Graphic reconstruction of the Lighthouse of Alexandria
Romans emperors built many lighthouses – called Pharos – to assist their navigators. After their conquest of Britain, beginning in 43 AD, they built two lighthouses at Dover. The surviving one is the oldest lighthouse in England and still stands in the Dover Castle grounds.
The world’s tallest brick lighthouse, the Lanterna at Genoa, was built in 1543. It still stands proud at 246 ft (75m) tall.
The world’s first stone lighthouse was the Smeaton Eddystone (pictured), built just south of Plymouth, England in 1756 by John Smeaton, the “Father of Civil Engineering.” It was lit with only 24 candles. The Eddystone lasted 47 years until it was floored by fire.

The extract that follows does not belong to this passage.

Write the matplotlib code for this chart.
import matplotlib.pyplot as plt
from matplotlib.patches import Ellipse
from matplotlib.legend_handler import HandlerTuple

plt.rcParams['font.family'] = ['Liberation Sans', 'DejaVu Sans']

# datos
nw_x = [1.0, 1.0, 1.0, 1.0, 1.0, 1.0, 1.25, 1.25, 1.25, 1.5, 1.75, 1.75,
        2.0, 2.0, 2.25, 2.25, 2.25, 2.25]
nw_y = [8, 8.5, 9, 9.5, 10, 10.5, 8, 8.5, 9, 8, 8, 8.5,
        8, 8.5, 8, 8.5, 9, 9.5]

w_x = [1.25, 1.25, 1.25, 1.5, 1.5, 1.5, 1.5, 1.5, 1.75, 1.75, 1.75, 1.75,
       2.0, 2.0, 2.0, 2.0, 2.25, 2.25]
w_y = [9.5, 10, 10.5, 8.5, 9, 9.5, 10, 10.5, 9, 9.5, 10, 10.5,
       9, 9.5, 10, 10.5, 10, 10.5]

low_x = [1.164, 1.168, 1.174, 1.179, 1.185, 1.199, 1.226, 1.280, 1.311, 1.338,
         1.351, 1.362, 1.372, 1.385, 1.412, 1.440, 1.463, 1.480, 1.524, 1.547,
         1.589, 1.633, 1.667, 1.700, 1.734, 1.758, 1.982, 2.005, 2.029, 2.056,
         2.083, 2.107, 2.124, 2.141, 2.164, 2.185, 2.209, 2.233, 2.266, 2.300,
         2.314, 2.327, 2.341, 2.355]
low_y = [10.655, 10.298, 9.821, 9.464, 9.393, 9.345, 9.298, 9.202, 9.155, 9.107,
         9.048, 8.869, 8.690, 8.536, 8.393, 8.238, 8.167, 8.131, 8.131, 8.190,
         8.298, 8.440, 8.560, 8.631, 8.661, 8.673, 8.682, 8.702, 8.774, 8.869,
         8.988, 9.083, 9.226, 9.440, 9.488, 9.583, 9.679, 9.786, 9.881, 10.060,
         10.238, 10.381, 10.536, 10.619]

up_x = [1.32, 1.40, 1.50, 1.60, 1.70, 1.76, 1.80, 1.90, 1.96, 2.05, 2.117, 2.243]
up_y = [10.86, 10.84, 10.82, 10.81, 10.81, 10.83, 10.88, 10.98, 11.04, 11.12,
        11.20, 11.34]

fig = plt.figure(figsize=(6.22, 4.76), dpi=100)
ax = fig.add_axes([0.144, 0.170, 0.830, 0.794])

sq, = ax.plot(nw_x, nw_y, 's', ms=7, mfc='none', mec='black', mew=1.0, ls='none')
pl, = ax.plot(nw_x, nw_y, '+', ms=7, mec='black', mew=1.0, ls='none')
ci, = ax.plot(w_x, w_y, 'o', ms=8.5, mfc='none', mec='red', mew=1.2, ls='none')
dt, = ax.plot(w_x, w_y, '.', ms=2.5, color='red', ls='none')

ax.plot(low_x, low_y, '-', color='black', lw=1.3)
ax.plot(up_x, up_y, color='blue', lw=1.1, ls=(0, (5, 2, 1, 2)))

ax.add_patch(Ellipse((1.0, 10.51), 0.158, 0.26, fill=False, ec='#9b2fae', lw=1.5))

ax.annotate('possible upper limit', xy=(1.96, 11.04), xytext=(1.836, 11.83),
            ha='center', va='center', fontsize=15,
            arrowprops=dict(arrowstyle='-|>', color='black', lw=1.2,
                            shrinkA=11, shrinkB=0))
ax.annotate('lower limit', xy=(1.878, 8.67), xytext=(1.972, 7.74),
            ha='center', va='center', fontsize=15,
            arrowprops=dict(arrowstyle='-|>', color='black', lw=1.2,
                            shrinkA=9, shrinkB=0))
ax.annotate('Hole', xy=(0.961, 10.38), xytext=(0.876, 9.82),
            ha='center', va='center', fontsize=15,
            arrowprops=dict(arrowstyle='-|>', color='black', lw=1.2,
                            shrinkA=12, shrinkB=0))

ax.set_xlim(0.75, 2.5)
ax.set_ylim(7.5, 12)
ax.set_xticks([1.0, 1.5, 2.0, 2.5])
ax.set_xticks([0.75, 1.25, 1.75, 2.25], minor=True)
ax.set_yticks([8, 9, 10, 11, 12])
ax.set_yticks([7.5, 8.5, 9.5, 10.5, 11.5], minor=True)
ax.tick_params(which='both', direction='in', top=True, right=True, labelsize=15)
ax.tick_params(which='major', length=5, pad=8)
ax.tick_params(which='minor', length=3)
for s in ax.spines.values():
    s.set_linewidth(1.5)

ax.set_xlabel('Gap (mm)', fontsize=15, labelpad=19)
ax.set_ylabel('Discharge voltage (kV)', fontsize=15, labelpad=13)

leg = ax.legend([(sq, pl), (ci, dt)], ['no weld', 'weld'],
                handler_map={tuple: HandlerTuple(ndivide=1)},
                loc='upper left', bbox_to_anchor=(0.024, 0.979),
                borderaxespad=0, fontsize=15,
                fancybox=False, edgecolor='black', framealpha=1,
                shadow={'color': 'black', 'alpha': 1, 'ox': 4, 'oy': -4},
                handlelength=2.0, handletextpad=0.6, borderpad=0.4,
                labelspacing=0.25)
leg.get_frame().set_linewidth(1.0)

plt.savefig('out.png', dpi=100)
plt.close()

It was then dismantled and built on a neighboring rock.
Despite navigation available by GPS (Global Positioning System), lighthouses are still in use. Modern lighthouses, however, are automated and they light up to the equivalent of 20 million candles, lit by high pressure xenon lamps reflected through huge Fresnel lenses.
The Yokohama Marine Tower, a 348 ft (106m) high steel tower at Yamashita Park, Yokohama is one of the highest lighthouses in the world. It is however, a fair amount shorter than the world’s highest lighthouse, the Jeddah Light in Jeddah, Saudi Arabia – it stands 436 feet (133 m) high.